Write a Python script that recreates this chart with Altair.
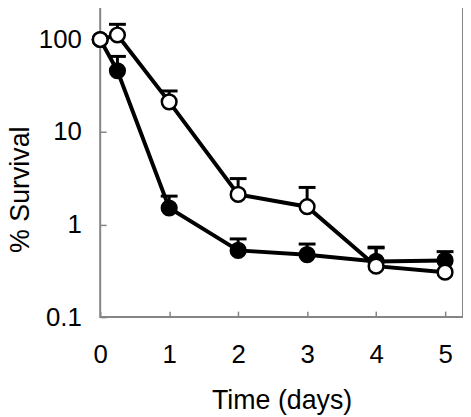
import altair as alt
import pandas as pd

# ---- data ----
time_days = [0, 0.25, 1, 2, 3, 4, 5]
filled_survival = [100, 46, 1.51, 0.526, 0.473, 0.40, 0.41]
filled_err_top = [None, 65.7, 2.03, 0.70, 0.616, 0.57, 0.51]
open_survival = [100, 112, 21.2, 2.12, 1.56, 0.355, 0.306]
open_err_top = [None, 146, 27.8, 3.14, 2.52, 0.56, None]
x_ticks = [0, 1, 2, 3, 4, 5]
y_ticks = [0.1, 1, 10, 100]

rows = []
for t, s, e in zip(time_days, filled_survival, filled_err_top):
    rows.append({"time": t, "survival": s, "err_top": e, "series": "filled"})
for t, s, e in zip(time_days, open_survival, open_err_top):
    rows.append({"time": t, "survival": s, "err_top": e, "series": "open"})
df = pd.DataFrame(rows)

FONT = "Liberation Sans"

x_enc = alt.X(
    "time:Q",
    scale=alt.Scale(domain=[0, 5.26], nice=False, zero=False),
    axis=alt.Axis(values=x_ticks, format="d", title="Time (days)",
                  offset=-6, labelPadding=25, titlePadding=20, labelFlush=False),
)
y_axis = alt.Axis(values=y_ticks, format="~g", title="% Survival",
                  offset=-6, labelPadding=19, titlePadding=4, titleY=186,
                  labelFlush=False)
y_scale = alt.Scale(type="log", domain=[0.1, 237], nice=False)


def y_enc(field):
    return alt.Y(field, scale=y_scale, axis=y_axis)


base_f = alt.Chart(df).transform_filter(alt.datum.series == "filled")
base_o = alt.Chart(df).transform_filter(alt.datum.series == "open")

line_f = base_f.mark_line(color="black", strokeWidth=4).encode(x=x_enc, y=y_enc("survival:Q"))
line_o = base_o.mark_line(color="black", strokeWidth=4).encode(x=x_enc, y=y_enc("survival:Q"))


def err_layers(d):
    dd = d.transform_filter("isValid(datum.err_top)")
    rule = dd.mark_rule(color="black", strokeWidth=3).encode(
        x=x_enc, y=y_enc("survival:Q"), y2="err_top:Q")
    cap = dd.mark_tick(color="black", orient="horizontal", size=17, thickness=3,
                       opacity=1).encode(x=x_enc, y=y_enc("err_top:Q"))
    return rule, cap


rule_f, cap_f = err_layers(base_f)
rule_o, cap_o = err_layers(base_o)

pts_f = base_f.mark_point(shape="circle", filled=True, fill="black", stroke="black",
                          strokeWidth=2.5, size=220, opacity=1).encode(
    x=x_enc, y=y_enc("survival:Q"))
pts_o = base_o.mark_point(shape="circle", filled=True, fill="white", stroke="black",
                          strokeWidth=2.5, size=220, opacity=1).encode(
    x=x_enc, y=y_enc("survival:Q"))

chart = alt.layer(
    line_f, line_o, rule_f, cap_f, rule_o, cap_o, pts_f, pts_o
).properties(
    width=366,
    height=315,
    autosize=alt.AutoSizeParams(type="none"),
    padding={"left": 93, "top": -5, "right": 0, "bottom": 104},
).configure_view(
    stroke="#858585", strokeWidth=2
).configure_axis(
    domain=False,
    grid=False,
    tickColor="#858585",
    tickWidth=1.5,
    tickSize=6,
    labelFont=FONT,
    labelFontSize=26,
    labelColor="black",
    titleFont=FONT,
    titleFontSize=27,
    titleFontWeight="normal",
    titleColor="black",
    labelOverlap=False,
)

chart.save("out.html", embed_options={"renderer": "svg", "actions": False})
============================================================
--- WHAT IS BEING ASKED ---
Output a faithful copy of the data, with each picture left out.

--- ANSWER ---
Write a Python script that recreates this chart with Altair.
import altair as alt
import pandas as pd

# ---- data ----
time_days = [0, 0.25, 1, 2, 3, 4, 5]
filled_survival = [100, 46, 1.51, 0.526, 0.473, 0.40, 0.41]
filled_err_top = [None, 65.7, 2.03, 0.70, 0.616, 0.57, 0.51]
open_survival = [100, 112, 21.2, 2.12, 1.56, 0.355, 0.306]
open_err_top = [None, 146, 27.8, 3.14, 2.52, 0.56, None]
x_ticks = [0, 1, 2, 3, 4, 5]
y_ticks = [0.1, 1, 10, 100]

rows = []
for t, s, e in zip(time_days, filled_survival, filled_err_top):
    rows.append({"time": t, "survival": s, "err_top": e, "series": "filled"})
for t, s, e in zip(time_days, open_survival, open_err_top):
    rows.append({"time": t, "survival": s, "err_top": e, "series": "open"})
df = pd.DataFrame(rows)

FONT = "Liberation Sans"

x_enc = alt.X(
    "time:Q",
    scale=alt.Scale(domain=[0, 5.26], nice=False, zero=False),
    axis=alt.Axis(values=x_ticks, format="d", title="Time (days)",
                  offset=-6, labelPadding=25, titlePadding=20, labelFlush=False),
)
y_axis = alt.Axis(values=y_ticks, format="~g", title="% Survival",
                  offset=-6, labelPadding=19, titlePadding=4, titleY=186,
                  labelFlush=False)
y_scale = alt.Scale(type="log", domain=[0.1, 237], nice=False)


def y_enc(field):
    return alt.Y(field, scale=y_scale, axis=y_axis)


base_f = alt.Chart(df).transform_filter(alt.datum.series == "filled")
base_o = alt.Chart(df).transform_filter(alt.datum.series == "open")

line_f = base_f.mark_line(color="black", strokeWidth=4).encode(x=x_enc, y=y_enc("survival:Q"))
line_o = base_o.mark_line(color="black", strokeWidth=4).encode(x=x_enc, y=y_enc("survival:Q"))


def err_layers(d):
    dd = d.transform_filter("isValid(datum.err_top)")
    rule = dd.mark_rule(color="black", strokeWidth=3).encode(
        x=x_enc, y=y_enc("survival:Q"), y2="err_top:Q")
    cap = dd.mark_tick(color="black", orient="horizontal", size=17, thickness=3,
                       opacity=1).encode(x=x_enc, y=y_enc("err_top:Q"))
    return rule, cap


rule_f, cap_f = err_layers(base_f)
rule_o, cap_o = err_layers(base_o)

pts_f = base_f.mark_point(shape="circle", filled=True, fill="black", stroke="black",
                          strokeWidth=2.5, size=220, opacity=1).encode(
    x=x_enc, y=y_enc("survival:Q"))
pts_o = base_o.mark_point(shape="circle", filled=True, fill="white", stroke="black",
                          strokeWidth=2.5, size=220, opacity=1).encode(
    x=x_enc, y=y_enc("survival:Q"))

chart = alt.layer(
    line_f, line_o, rule_f, cap_f, rule_o, cap_o, pts_f, pts_o
).properties(
    width=366,
    height=315,
    autosize=alt.AutoSizeParams(type="none"),
    padding={"left": 93, "top": -5, "right": 0, "bottom": 104},
).configure_view(
    stroke="#858585", strokeWidth=2
).configure_axis(
    domain=False,
    grid=False,
    tickColor="#858585",
    tickWidth=1.5,
    tickSize=6,
    labelFont=FONT,
    labelFontSize=26,
    labelColor="black",
    titleFont=FONT,
    titleFontSize=27,
    titleFontWeight="normal",
    titleColor="black",
    labelOverlap=False,
)

chart.save("out.html", embed_options={"renderer": "svg", "actions": False})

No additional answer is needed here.